(Entries with chart source code)
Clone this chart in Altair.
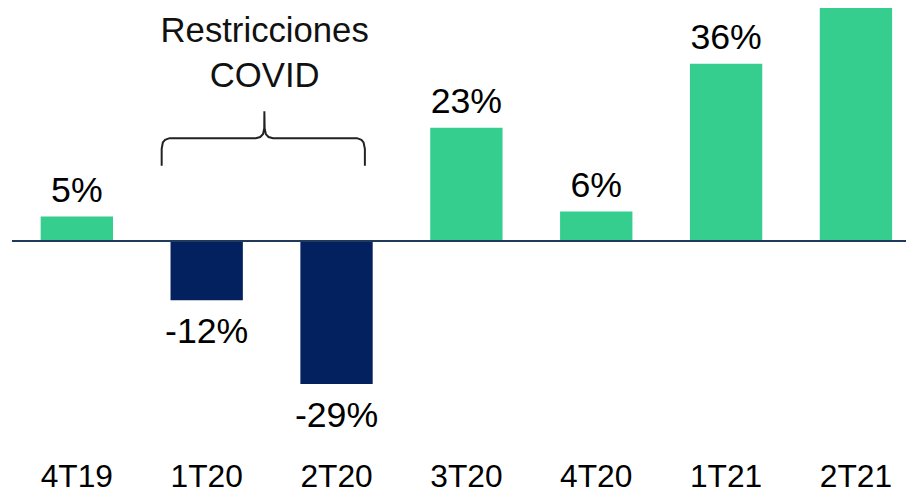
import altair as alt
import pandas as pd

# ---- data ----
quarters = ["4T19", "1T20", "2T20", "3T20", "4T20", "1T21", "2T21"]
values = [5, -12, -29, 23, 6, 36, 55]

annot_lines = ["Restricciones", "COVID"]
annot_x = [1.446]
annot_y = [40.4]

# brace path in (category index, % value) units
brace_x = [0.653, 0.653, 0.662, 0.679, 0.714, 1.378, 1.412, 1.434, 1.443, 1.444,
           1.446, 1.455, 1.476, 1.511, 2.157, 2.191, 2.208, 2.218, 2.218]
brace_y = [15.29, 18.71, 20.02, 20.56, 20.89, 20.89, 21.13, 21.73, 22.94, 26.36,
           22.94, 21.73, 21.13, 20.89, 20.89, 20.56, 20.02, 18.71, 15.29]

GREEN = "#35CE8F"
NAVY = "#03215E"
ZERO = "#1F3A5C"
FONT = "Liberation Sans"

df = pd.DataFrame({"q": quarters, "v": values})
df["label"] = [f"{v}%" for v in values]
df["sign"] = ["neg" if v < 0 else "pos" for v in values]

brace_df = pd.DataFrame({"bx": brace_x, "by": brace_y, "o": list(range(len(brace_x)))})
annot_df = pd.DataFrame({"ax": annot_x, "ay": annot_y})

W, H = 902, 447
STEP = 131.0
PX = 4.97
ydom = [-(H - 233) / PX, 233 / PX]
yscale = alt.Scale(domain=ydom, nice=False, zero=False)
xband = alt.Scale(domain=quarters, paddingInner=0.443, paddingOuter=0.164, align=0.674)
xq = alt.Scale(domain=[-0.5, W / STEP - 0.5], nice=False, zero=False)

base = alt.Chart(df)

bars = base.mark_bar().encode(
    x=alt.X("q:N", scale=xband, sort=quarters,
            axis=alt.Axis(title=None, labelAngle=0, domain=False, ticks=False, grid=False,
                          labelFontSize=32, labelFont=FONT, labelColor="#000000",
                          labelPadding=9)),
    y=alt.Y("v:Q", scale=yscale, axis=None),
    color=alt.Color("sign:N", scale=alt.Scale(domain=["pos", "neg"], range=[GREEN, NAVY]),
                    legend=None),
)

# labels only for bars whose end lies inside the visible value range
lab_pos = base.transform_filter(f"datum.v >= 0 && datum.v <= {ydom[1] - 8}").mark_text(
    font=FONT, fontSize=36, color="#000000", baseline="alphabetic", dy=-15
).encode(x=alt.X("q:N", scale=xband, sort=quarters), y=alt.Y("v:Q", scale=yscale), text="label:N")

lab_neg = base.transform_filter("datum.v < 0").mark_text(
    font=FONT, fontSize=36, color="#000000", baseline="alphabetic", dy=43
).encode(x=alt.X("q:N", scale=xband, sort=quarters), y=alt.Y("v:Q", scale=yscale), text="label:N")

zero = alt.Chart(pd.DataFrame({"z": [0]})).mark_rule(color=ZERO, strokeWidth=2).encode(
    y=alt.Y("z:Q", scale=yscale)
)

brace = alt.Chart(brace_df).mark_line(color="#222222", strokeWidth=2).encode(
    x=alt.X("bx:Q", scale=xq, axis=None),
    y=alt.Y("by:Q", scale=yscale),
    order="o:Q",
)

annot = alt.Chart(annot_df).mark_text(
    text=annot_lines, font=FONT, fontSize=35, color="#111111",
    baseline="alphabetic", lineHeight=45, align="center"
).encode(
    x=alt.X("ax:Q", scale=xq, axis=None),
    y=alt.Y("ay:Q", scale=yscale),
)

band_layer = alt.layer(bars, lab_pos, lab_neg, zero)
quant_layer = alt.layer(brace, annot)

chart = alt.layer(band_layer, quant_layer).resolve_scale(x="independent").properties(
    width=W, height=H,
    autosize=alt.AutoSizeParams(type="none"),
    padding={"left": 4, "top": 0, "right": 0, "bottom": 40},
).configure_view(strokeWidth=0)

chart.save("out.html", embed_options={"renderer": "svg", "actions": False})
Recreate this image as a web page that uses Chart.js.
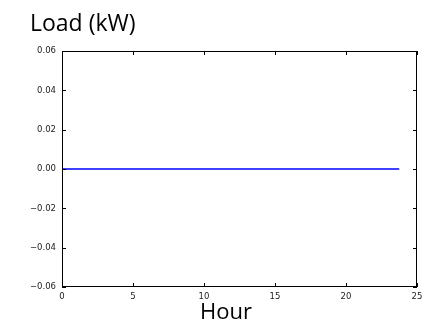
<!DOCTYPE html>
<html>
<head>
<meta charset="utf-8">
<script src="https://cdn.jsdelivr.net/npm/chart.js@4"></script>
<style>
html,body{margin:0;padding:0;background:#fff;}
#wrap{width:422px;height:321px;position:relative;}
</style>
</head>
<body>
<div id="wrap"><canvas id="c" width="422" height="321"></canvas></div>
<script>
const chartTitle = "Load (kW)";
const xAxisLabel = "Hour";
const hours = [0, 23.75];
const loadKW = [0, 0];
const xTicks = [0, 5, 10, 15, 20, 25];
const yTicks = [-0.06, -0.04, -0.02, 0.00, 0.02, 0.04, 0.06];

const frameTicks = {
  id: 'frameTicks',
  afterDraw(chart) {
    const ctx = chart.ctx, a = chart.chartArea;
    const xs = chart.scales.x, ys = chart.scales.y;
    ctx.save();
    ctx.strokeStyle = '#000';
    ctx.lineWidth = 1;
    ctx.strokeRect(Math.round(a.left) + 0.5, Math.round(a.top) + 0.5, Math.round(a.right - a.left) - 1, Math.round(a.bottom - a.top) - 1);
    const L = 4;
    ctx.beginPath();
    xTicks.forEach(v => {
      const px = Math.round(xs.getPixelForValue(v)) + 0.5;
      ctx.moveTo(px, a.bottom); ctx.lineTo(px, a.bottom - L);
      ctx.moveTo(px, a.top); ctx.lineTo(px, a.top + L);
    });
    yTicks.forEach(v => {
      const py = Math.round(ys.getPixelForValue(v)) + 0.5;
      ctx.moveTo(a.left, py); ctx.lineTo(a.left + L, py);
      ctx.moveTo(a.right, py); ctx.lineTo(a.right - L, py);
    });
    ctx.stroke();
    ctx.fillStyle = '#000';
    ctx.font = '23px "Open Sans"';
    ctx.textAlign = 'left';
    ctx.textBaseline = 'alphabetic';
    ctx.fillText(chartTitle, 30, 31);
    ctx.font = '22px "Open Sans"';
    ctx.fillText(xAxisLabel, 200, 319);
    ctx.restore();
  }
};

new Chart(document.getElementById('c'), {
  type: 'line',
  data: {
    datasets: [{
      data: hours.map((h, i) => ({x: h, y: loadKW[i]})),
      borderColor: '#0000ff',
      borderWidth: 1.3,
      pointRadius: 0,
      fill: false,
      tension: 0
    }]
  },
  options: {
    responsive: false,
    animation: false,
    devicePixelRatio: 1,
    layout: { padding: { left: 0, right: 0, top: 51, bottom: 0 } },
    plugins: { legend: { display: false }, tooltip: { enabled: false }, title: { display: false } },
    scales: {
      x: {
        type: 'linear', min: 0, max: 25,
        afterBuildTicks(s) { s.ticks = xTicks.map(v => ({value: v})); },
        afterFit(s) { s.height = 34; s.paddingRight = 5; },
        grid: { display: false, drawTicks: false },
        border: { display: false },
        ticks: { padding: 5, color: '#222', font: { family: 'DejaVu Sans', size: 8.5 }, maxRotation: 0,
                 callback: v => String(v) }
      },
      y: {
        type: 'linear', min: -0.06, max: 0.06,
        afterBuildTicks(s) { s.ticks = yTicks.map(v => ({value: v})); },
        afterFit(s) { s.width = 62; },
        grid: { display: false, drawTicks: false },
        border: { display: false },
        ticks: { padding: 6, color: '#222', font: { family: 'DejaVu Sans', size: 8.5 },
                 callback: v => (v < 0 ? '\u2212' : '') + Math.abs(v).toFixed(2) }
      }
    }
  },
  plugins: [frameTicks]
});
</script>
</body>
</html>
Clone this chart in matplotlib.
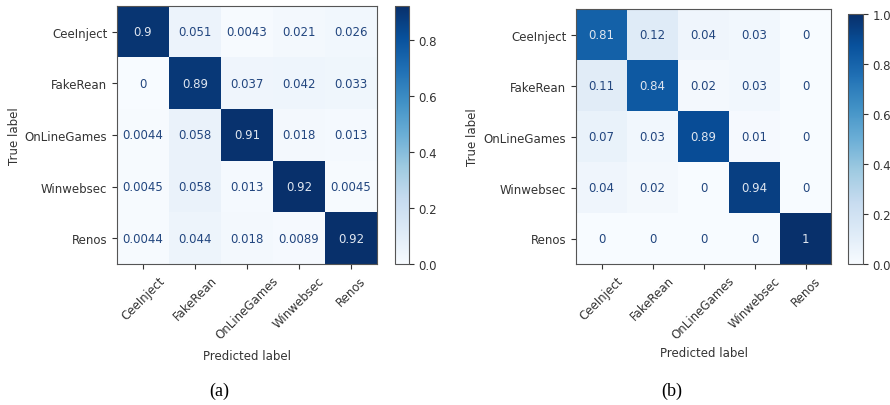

INSTRUCTIONS FOR THE TASK: Omit every picture, then repeat the remaining data exactly as it appears above.

FINISHED EXERCISE:
Clone this chart in Altair.
import altair as alt
import pandas as pd

# ---- data ----
quarters = ["4T19", "1T20", "2T20", "3T20", "4T20", "1T21", "2T21"]
values = [5, -12, -29, 23, 6, 36, 55]

annot_lines = ["Restricciones", "COVID"]
annot_x = [1.446]
annot_y = [40.4]

# brace path in (category index, % value) units
brace_x = [0.653, 0.653, 0.662, 0.679, 0.714, 1.378, 1.412, 1.434, 1.443, 1.444,
           1.446, 1.455, 1.476, 1.511, 2.157, 2.191, 2.208, 2.218, 2.218]
brace_y = [15.29, 18.71, 20.02, 20.56, 20.89, 20.89, 21.13, 21.73, 22.94, 26.36,
           22.94, 21.73, 21.13, 20.89, 20.89, 20.56, 20.02, 18.71, 15.29]

GREEN = "#35CE8F"
NAVY = "#03215E"
ZERO = "#1F3A5C"
FONT = "Liberation Sans"

df = pd.DataFrame({"q": quarters, "v": values})
df["label"] = [f"{v}%" for v in values]
df["sign"] = ["neg" if v < 0 else "pos" for v in values]

brace_df = pd.DataFrame({"bx": brace_x, "by": brace_y, "o": list(range(len(brace_x)))})
annot_df = pd.DataFrame({"ax": annot_x, "ay": annot_y})

W, H = 902, 447
STEP = 131.0
PX = 4.97
ydom = [-(H - 233) / PX, 233 / PX]
yscale = alt.Scale(domain=ydom, nice=False, zero=False)
xband = alt.Scale(domain=quarters, paddingInner=0.443, paddingOuter=0.164, align=0.674)
xq = alt.Scale(domain=[-0.5, W / STEP - 0.5], nice=False, zero=False)

base = alt.Chart(df)

bars = base.mark_bar().encode(
    x=alt.X("q:N", scale=xband, sort=quarters,
            axis=alt.Axis(title=None, labelAngle=0, domain=False, ticks=False, grid=False,
                          labelFontSize=32, labelFont=FONT, labelColor="#000000",
                          labelPadding=9)),
    y=alt.Y("v:Q", scale=yscale, axis=None),
    color=alt.Color("sign:N", scale=alt.Scale(domain=["pos", "neg"], range=[GREEN, NAVY]),
                    legend=None),
)

# labels only for bars whose end lies inside the visible value range
lab_pos = base.transform_filter(f"datum.v >= 0 && datum.v <= {ydom[1] - 8}").mark_text(
    font=FONT, fontSize=36, color="#000000", baseline="alphabetic", dy=-15
).encode(x=alt.X("q:N", scale=xband, sort=quarters), y=alt.Y("v:Q", scale=yscale), text="label:N")

lab_neg = base.transform_filter("datum.v < 0").mark_text(
    font=FONT, fontSize=36, color="#000000", baseline="alphabetic", dy=43
).encode(x=alt.X("q:N", scale=xband, sort=quarters), y=alt.Y("v:Q", scale=yscale), text="label:N")

zero = alt.Chart(pd.DataFrame({"z": [0]})).mark_rule(color=ZERO, strokeWidth=2).encode(
    y=alt.Y("z:Q", scale=yscale)
)

brace = alt.Chart(brace_df).mark_line(color="#222222", strokeWidth=2).encode(
    x=alt.X("bx:Q", scale=xq, axis=None),
    y=alt.Y("by:Q", scale=yscale),
    order="o:Q",
)

annot = alt.Chart(annot_df).mark_text(
    text=annot_lines, font=FONT, fontSize=35, color="#111111",
    baseline="alphabetic", lineHeight=45, align="center"
).encode(
    x=alt.X("ax:Q", scale=xq, axis=None),
    y=alt.Y("ay:Q", scale=yscale),
)

band_layer = alt.layer(bars, lab_pos, lab_neg, zero)
quant_layer = alt.layer(brace, annot)

chart = alt.layer(band_layer, quant_layer).resolve_scale(x="independent").properties(
    width=W, height=H,
    autosize=alt.AutoSizeParams(type="none"),
    padding={"left": 4, "top": 0, "right": 0, "bottom": 40},
).configure_view(strokeWidth=0)

chart.save("out.html", embed_options={"renderer": "svg", "actions": False})
Recreate this image as a web page that uses Chart.js.
<!DOCTYPE html>
<html>
<head>
<meta charset="utf-8">
<script src="https://cdn.jsdelivr.net/npm/chart.js@4"></script>
<style>
html,body{margin:0;padding:0;background:#fff;}
#wrap{width:422px;height:321px;position:relative;}
</style>
</head>
<body>
<div id="wrap"><canvas id="c" width="422" height="321"></canvas></div>
<script>
const chartTitle = "Load (kW)";
const xAxisLabel = "Hour";
const hours = [0, 23.75];
const loadKW = [0, 0];
const xTicks = [0, 5, 10, 15, 20, 25];
const yTicks = [-0.06, -0.04, -0.02, 0.00, 0.02, 0.04, 0.06];

const frameTicks = {
  id: 'frameTicks',
  afterDraw(chart) {
    const ctx = chart.ctx, a = chart.chartArea;
    const xs = chart.scales.x, ys = chart.scales.y;
    ctx.save();
    ctx.strokeStyle = '#000';
    ctx.lineWidth = 1;
    ctx.strokeRect(Math.round(a.left) + 0.5, Math.round(a.top) + 0.5, Math.round(a.right - a.left) - 1, Math.round(a.bottom - a.top) - 1);
    const L = 4;
    ctx.beginPath();
    xTicks.forEach(v => {
      const px = Math.round(xs.getPixelForValue(v)) + 0.5;
      ctx.moveTo(px, a.bottom); ctx.lineTo(px, a.bottom - L);
      ctx.moveTo(px, a.top); ctx.lineTo(px, a.top + L);
    });
    yTicks.forEach(v => {
      const py = Math.round(ys.getPixelForValue(v)) + 0.5;
      ctx.moveTo(a.left, py); ctx.lineTo(a.left + L, py);
      ctx.moveTo(a.right, py); ctx.lineTo(a.right - L, py);
    });
    ctx.stroke();
    ctx.fillStyle = '#000';
    ctx.font = '23px "Open Sans"';
    ctx.textAlign = 'left';
    ctx.textBaseline = 'alphabetic';
    ctx.fillText(chartTitle, 30, 31);
    ctx.font = '22px "Open Sans"';
    ctx.fillText(xAxisLabel, 200, 319);
    ctx.restore();
  }
};

new Chart(document.getElementById('c'), {
  type: 'line',
  data: {
    datasets: [{
      data: hours.map((h, i) => ({x: h, y: loadKW[i]})),
      borderColor: '#0000ff',
      borderWidth: 1.3,
      pointRadius: 0,
      fill: false,
      tension: 0
    }]
  },
  options: {
    responsive: false,
    animation: false,
    devicePixelRatio: 1,
    layout: { padding: { left: 0, right: 0, top: 51, bottom: 0 } },
    plugins: { legend: { display: false }, tooltip: { enabled: false }, title: { display: false } },
    scales: {
      x: {
        type: 'linear', min: 0, max: 25,
        afterBuildTicks(s) { s.ticks = xTicks.map(v => ({value: v})); },
        afterFit(s) { s.height = 34; s.paddingRight = 5; },
        grid: { display: false, drawTicks: false },
        border: { display: false },
        ticks: { padding: 5, color: '#222', font: { family: 'DejaVu Sans', size: 8.5 }, maxRotation: 0,
                 callback: v => String(v) }
      },
      y: {
        type: 'linear', min: -0.06, max: 0.06,
        afterBuildTicks(s) { s.ticks = yTicks.map(v => ({value: v})); },
        afterFit(s) { s.width = 62; },
        grid: { display: false, drawTicks: false },
        border: { display: false },
        ticks: { padding: 6, color: '#222', font: { family: 'DejaVu Sans', size: 8.5 },
                 callback: v => (v < 0 ? '\u2212' : '') + Math.abs(v).toFixed(2) }
      }
    }
  },
  plugins: [frameTicks]
});
</script>
</body>
</html>
Clone this chart in matplotlib.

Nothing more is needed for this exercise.